======== PROVIDED DATA

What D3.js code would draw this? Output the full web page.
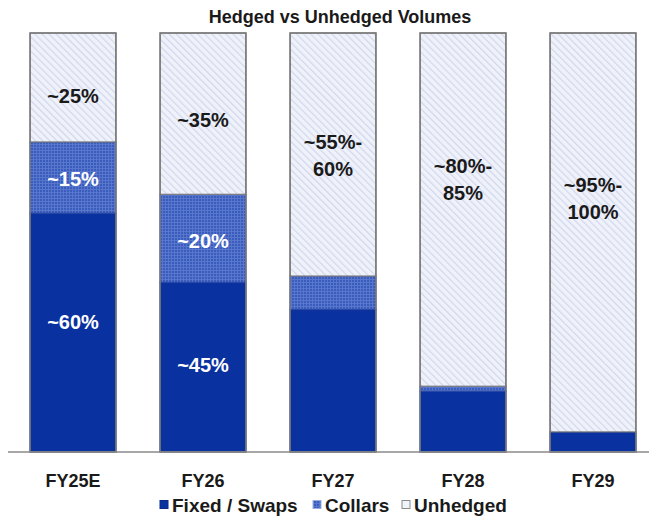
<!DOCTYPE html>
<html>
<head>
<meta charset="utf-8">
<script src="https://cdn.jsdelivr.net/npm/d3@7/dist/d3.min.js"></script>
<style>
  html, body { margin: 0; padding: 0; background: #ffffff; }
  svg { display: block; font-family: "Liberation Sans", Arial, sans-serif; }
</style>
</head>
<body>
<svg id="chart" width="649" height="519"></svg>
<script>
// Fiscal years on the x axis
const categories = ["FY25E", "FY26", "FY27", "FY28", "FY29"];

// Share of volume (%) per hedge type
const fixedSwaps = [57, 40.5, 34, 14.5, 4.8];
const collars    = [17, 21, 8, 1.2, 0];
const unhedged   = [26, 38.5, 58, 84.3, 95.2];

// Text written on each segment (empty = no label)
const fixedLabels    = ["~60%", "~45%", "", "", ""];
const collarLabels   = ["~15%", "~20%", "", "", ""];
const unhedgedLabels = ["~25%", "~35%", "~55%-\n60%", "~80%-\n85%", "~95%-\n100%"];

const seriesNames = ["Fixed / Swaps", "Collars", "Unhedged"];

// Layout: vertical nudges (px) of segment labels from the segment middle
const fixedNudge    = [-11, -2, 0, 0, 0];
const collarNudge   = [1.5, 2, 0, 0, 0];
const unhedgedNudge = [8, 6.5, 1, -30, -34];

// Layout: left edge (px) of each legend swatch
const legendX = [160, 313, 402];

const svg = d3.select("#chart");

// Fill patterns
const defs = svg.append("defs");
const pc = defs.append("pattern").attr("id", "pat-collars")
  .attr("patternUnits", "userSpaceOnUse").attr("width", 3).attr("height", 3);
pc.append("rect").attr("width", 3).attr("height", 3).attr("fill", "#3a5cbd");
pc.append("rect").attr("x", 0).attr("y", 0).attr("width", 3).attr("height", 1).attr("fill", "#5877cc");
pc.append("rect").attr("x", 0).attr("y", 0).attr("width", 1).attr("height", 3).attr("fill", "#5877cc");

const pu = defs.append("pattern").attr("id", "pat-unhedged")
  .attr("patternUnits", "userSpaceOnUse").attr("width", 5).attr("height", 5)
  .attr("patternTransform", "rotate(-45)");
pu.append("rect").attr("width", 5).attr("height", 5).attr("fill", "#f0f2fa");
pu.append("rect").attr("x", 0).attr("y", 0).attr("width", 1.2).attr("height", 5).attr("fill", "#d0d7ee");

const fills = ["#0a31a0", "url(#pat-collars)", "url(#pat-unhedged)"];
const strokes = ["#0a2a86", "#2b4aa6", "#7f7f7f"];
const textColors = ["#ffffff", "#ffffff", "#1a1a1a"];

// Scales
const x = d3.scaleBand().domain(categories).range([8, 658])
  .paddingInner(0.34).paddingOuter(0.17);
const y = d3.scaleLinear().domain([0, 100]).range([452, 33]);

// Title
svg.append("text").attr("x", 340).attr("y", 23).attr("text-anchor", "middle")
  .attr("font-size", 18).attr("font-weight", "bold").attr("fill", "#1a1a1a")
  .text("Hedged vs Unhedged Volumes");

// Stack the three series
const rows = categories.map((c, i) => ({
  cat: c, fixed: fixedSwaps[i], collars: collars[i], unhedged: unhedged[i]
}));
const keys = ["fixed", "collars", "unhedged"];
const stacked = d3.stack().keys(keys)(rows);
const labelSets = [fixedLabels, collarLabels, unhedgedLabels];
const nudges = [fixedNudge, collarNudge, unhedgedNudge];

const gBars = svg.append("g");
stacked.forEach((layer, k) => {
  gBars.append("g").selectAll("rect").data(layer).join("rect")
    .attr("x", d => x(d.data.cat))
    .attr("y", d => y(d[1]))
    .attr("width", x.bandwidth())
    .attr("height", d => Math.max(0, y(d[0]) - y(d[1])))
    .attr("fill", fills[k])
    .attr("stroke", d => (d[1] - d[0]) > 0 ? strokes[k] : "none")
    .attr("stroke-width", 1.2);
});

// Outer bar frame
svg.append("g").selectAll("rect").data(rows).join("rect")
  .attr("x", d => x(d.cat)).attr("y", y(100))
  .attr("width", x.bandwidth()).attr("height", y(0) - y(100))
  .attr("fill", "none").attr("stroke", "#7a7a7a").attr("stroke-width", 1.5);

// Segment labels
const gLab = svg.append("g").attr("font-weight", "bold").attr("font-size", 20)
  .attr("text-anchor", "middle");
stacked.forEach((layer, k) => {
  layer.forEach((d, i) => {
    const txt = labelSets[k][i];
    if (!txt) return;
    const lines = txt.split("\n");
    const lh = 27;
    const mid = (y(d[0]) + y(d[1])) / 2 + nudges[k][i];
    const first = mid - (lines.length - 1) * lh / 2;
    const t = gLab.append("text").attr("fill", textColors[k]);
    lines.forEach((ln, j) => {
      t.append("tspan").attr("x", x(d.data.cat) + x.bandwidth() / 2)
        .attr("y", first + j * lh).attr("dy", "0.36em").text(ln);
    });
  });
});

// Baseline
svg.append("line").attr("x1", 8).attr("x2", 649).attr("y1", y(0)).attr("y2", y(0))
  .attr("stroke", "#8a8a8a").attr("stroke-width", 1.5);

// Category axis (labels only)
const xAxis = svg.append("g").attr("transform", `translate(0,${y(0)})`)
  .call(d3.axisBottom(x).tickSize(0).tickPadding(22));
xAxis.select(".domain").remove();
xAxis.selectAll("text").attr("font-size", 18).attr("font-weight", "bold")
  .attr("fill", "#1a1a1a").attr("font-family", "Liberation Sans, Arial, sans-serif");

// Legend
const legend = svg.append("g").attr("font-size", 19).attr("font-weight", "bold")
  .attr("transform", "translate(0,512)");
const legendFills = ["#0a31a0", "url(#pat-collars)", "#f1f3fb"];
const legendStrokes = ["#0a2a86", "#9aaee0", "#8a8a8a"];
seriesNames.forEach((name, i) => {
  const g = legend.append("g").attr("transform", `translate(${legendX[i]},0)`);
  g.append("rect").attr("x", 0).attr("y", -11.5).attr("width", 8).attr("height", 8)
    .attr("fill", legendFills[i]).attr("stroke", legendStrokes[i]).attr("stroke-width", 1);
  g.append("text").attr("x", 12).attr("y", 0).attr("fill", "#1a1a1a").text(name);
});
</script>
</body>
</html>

================

→ INSTRUCTIONS TO FOLLOW
Copy each line exactly, and leave the pictures out of your copy.

→ COMPLETE OUTPUT
What D3.js code would draw this? Output the full web page.
<!DOCTYPE html>
<html>
<head>
<meta charset="utf-8">
<script src="https://cdn.jsdelivr.net/npm/d3@7/dist/d3.min.js"></script>
<style>
  html, body { margin: 0; padding: 0; background: #ffffff; }
  svg { display: block; font-family: "Liberation Sans", Arial, sans-serif; }
</style>
</head>
<body>
<svg id="chart" width="649" height="519"></svg>
<script>
// Fiscal years on the x axis
const categories = ["FY25E", "FY26", "FY27", "FY28", "FY29"];

// Share of volume (%) per hedge type
const fixedSwaps = [57, 40.5, 34, 14.5, 4.8];
const collars    = [17, 21, 8, 1.2, 0];
const unhedged   = [26, 38.5, 58, 84.3, 95.2];

// Text written on each segment (empty = no label)
const fixedLabels    = ["~60%", "~45%", "", "", ""];
const collarLabels   = ["~15%", "~20%", "", "", ""];
const unhedgedLabels = ["~25%", "~35%", "~55%-\n60%", "~80%-\n85%", "~95%-\n100%"];

const seriesNames = ["Fixed / Swaps", "Collars", "Unhedged"];

// Layout: vertical nudges (px) of segment labels from the segment middle
const fixedNudge    = [-11, -2, 0, 0, 0];
const collarNudge   = [1.5, 2, 0, 0, 0];
const unhedgedNudge = [8, 6.5, 1, -30, -34];

// Layout: left edge (px) of each legend swatch
const legendX = [160, 313, 402];

const svg = d3.select("#chart");

// Fill patterns
const defs = svg.append("defs");
const pc = defs.append("pattern").attr("id", "pat-collars")
  .attr("patternUnits", "userSpaceOnUse").attr("width", 3).attr("height", 3);
pc.append("rect").attr("width", 3).attr("height", 3).attr("fill", "#3a5cbd");
pc.append("rect").attr("x", 0).attr("y", 0).attr("width", 3).attr("height", 1).attr("fill", "#5877cc");
pc.append("rect").attr("x", 0).attr("y", 0).attr("width", 1).attr("height", 3).attr("fill", "#5877cc");

const pu = defs.append("pattern").attr("id", "pat-unhedged")
  .attr("patternUnits", "userSpaceOnUse").attr("width", 5).attr("height", 5)
  .attr("patternTransform", "rotate(-45)");
pu.append("rect").attr("width", 5).attr("height", 5).attr("fill", "#f0f2fa");
pu.append("rect").attr("x", 0).attr("y", 0).attr("width", 1.2).attr("height", 5).attr("fill", "#d0d7ee");

const fills = ["#0a31a0", "url(#pat-collars)", "url(#pat-unhedged)"];
const strokes = ["#0a2a86", "#2b4aa6", "#7f7f7f"];
const textColors = ["#ffffff", "#ffffff", "#1a1a1a"];

// Scales
const x = d3.scaleBand().domain(categories).range([8, 658])
  .paddingInner(0.34).paddingOuter(0.17);
const y = d3.scaleLinear().domain([0, 100]).range([452, 33]);

// Title
svg.append("text").attr("x", 340).attr("y", 23).attr("text-anchor", "middle")
  .attr("font-size", 18).attr("font-weight", "bold").attr("fill", "#1a1a1a")
  .text("Hedged vs Unhedged Volumes");

// Stack the three series
const rows = categories.map((c, i) => ({
  cat: c, fixed: fixedSwaps[i], collars: collars[i], unhedged: unhedged[i]
}));
const keys = ["fixed", "collars", "unhedged"];
const stacked = d3.stack().keys(keys)(rows);
const labelSets = [fixedLabels, collarLabels, unhedgedLabels];
const nudges = [fixedNudge, collarNudge, unhedgedNudge];

const gBars = svg.append("g");
stacked.forEach((layer, k) => {
  gBars.append("g").selectAll("rect").data(layer).join("rect")
    .attr("x", d => x(d.data.cat))
    .attr("y", d => y(d[1]))
    .attr("width", x.bandwidth())
    .attr("height", d => Math.max(0, y(d[0]) - y(d[1])))
    .attr("fill", fills[k])
    .attr("stroke", d => (d[1] - d[0]) > 0 ? strokes[k] : "none")
    .attr("stroke-width", 1.2);
});

// Outer bar frame
svg.append("g").selectAll("rect").data(rows).join("rect")
  .attr("x", d => x(d.cat)).attr("y", y(100))
  .attr("width", x.bandwidth()).attr("height", y(0) - y(100))
  .attr("fill", "none").attr("stroke", "#7a7a7a").attr("stroke-width", 1.5);

// Segment labels
const gLab = svg.append("g").attr("font-weight", "bold").attr("font-size", 20)
  .attr("text-anchor", "middle");
stacked.forEach((layer, k) => {
  layer.forEach((d, i) => {
    const txt = labelSets[k][i];
    if (!txt) return;
    const lines = txt.split("\n");
    const lh = 27;
    const mid = (y(d[0]) + y(d[1])) / 2 + nudges[k][i];
    const first = mid - (lines.length - 1) * lh / 2;
    const t = gLab.append("text").attr("fill", textColors[k]);
    lines.forEach((ln, j) => {
      t.append("tspan").attr("x", x(d.data.cat) + x.bandwidth() / 2)
        .attr("y", first + j * lh).attr("dy", "0.36em").text(ln);
    });
  });
});

// Baseline
svg.append("line").attr("x1", 8).attr("x2", 649).attr("y1", y(0)).attr("y2", y(0))
  .attr("stroke", "#8a8a8a").attr("stroke-width", 1.5);

// Category axis (labels only)
const xAxis = svg.append("g").attr("transform", `translate(0,${y(0)})`)
  .call(d3.axisBottom(x).tickSize(0).tickPadding(22));
xAxis.select(".domain").remove();
xAxis.selectAll("text").attr("font-size", 18).attr("font-weight", "bold")
  .attr("fill", "#1a1a1a").attr("font-family", "Liberation Sans, Arial, sans-serif");

// Legend
const legend = svg.append("g").attr("font-size", 19).attr("font-weight", "bold")
  .attr("transform", "translate(0,512)");
const legendFills = ["#0a31a0", "url(#pat-collars)", "#f1f3fb"];
const legendStrokes = ["#0a2a86", "#9aaee0", "#8a8a8a"];
seriesNames.forEach((name, i) => {
  const g = legend.append("g").attr("transform", `translate(${legendX[i]},0)`);
  g.append("rect").attr("x", 0).attr("y", -11.5).attr("width", 8).attr("height", 8)
    .attr("fill", legendFills[i]).attr("stroke", legendStrokes[i]).attr("stroke-width", 1);
  g.append("text").attr("x", 12).attr("y", 0).attr("fill", "#1a1a1a").text(name);
});
</script>
</body>
</html>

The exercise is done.